Return the material word for word. Do not include the pictures.

---------- PROVIDED MATERIAL

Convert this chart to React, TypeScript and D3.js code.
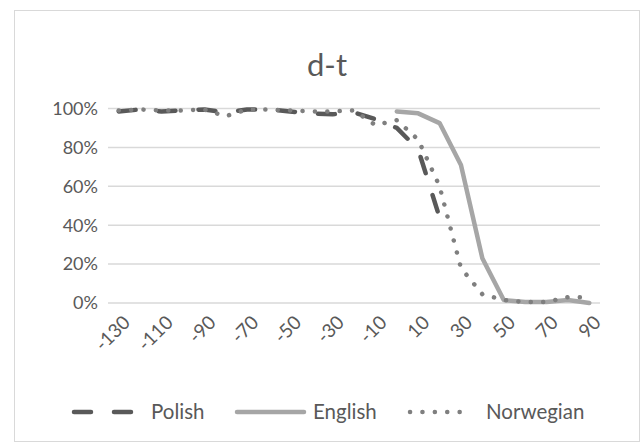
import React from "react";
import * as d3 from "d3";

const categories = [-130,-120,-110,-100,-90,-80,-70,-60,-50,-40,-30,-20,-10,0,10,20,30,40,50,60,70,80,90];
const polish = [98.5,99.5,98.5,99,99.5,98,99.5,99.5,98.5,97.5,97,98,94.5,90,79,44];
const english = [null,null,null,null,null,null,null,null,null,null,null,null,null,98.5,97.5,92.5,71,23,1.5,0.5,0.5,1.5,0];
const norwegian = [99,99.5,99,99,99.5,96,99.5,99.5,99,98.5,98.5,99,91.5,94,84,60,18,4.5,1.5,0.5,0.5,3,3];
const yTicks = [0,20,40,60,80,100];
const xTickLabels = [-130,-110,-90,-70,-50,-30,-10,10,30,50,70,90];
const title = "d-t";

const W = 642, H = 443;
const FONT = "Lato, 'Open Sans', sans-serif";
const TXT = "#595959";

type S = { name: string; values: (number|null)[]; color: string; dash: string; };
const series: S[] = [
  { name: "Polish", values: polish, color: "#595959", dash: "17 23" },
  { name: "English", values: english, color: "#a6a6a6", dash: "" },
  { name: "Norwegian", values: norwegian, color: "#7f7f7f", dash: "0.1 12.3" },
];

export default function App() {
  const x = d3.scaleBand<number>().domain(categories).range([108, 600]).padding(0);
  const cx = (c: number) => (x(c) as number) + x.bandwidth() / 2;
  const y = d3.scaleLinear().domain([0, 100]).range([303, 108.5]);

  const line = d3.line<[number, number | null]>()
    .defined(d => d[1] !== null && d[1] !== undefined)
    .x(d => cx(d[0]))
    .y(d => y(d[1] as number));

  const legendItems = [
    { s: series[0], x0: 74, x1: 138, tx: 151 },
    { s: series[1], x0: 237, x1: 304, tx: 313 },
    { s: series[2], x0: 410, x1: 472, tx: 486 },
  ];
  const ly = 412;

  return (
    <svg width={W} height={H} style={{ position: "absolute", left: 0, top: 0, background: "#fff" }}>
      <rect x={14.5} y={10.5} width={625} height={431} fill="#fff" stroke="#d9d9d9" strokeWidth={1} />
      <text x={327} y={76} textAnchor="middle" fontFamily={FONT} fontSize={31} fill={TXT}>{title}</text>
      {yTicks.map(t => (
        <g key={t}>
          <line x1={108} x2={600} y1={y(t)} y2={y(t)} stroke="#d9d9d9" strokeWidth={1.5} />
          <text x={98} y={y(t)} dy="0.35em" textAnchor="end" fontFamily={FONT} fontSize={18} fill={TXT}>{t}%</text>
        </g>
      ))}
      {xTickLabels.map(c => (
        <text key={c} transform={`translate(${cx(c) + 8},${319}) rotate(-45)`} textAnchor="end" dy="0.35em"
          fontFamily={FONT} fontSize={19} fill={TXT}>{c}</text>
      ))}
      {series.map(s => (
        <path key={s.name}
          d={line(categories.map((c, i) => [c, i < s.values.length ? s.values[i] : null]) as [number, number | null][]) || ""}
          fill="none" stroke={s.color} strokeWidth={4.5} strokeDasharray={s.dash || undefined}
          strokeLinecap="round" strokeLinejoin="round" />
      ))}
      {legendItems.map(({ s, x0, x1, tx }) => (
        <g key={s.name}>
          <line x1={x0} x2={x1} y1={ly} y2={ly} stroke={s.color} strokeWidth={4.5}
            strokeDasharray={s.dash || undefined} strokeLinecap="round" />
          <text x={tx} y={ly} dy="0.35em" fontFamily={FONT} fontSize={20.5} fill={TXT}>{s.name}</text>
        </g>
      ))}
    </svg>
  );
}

--------------------

## RESPONSE TO THE EXERCISE
Convert this chart to React, TypeScript and D3.js code.
import React from "react";
import * as d3 from "d3";

const categories = [-130,-120,-110,-100,-90,-80,-70,-60,-50,-40,-30,-20,-10,0,10,20,30,40,50,60,70,80,90];
const polish = [98.5,99.5,98.5,99,99.5,98,99.5,99.5,98.5,97.5,97,98,94.5,90,79,44];
const english = [null,null,null,null,null,null,null,null,null,null,null,null,null,98.5,97.5,92.5,71,23,1.5,0.5,0.5,1.5,0];
const norwegian = [99,99.5,99,99,99.5,96,99.5,99.5,99,98.5,98.5,99,91.5,94,84,60,18,4.5,1.5,0.5,0.5,3,3];
const yTicks = [0,20,40,60,80,100];
const xTickLabels = [-130,-110,-90,-70,-50,-30,-10,10,30,50,70,90];
const title = "d-t";

const W = 642, H = 443;
const FONT = "Lato, 'Open Sans', sans-serif";
const TXT = "#595959";

type S = { name: string; values: (number|null)[]; color: string; dash: string; };
const series: S[] = [
  { name: "Polish", values: polish, color: "#595959", dash: "17 23" },
  { name: "English", values: english, color: "#a6a6a6", dash: "" },
  { name: "Norwegian", values: norwegian, color: "#7f7f7f", dash: "0.1 12.3" },
];

export default function App() {
  const x = d3.scaleBand<number>().domain(categories).range([108, 600]).padding(0);
  const cx = (c: number) => (x(c) as number) + x.bandwidth() / 2;
  const y = d3.scaleLinear().domain([0, 100]).range([303, 108.5]);

  const line = d3.line<[number, number | null]>()
    .defined(d => d[1] !== null && d[1] !== undefined)
    .x(d => cx(d[0]))
    .y(d => y(d[1] as number));

  const legendItems = [
    { s: series[0], x0: 74, x1: 138, tx: 151 },
    { s: series[1], x0: 237, x1: 304, tx: 313 },
    { s: series[2], x0: 410, x1: 472, tx: 486 },
  ];
  const ly = 412;

  return (
    <svg width={W} height={H} style={{ position: "absolute", left: 0, top: 0, background: "#fff" }}>
      <rect x={14.5} y={10.5} width={625} height={431} fill="#fff" stroke="#d9d9d9" strokeWidth={1} />
      <text x={327} y={76} textAnchor="middle" fontFamily={FONT} fontSize={31} fill={TXT}>{title}</text>
      {yTicks.map(t => (
        <g key={t}>
          <line x1={108} x2={600} y1={y(t)} y2={y(t)} stroke="#d9d9d9" strokeWidth={1.5} />
          <text x={98} y={y(t)} dy="0.35em" textAnchor="end" fontFamily={FONT} fontSize={18} fill={TXT}>{t}%</text>
        </g>
      ))}
      {xTickLabels.map(c => (
        <text key={c} transform={`translate(${cx(c) + 8},${319}) rotate(-45)`} textAnchor="end" dy="0.35em"
          fontFamily={FONT} fontSize={19} fill={TXT}>{c}</text>
      ))}
      {series.map(s => (
        <path key={s.name}
          d={line(categories.map((c, i) => [c, i < s.values.length ? s.values[i] : null]) as [number, number | null][]) || ""}
          fill="none" stroke={s.color} strokeWidth={4.5} strokeDasharray={s.dash || undefined}
          strokeLinecap="round" strokeLinejoin="round" />
      ))}
      {legendItems.map(({ s, x0, x1, tx }) => (
        <g key={s.name}>
          <line x1={x0} x2={x1} y1={ly} y2={ly} stroke={s.color} strokeWidth={4.5}
            strokeDasharray={s.dash || undefined} strokeLinecap="round" />
          <text x={tx} y={ly} dy="0.35em" fontFamily={FONT} fontSize={20.5} fill={TXT}>{s.name}</text>
        </g>
      ))}
    </svg>
  );
}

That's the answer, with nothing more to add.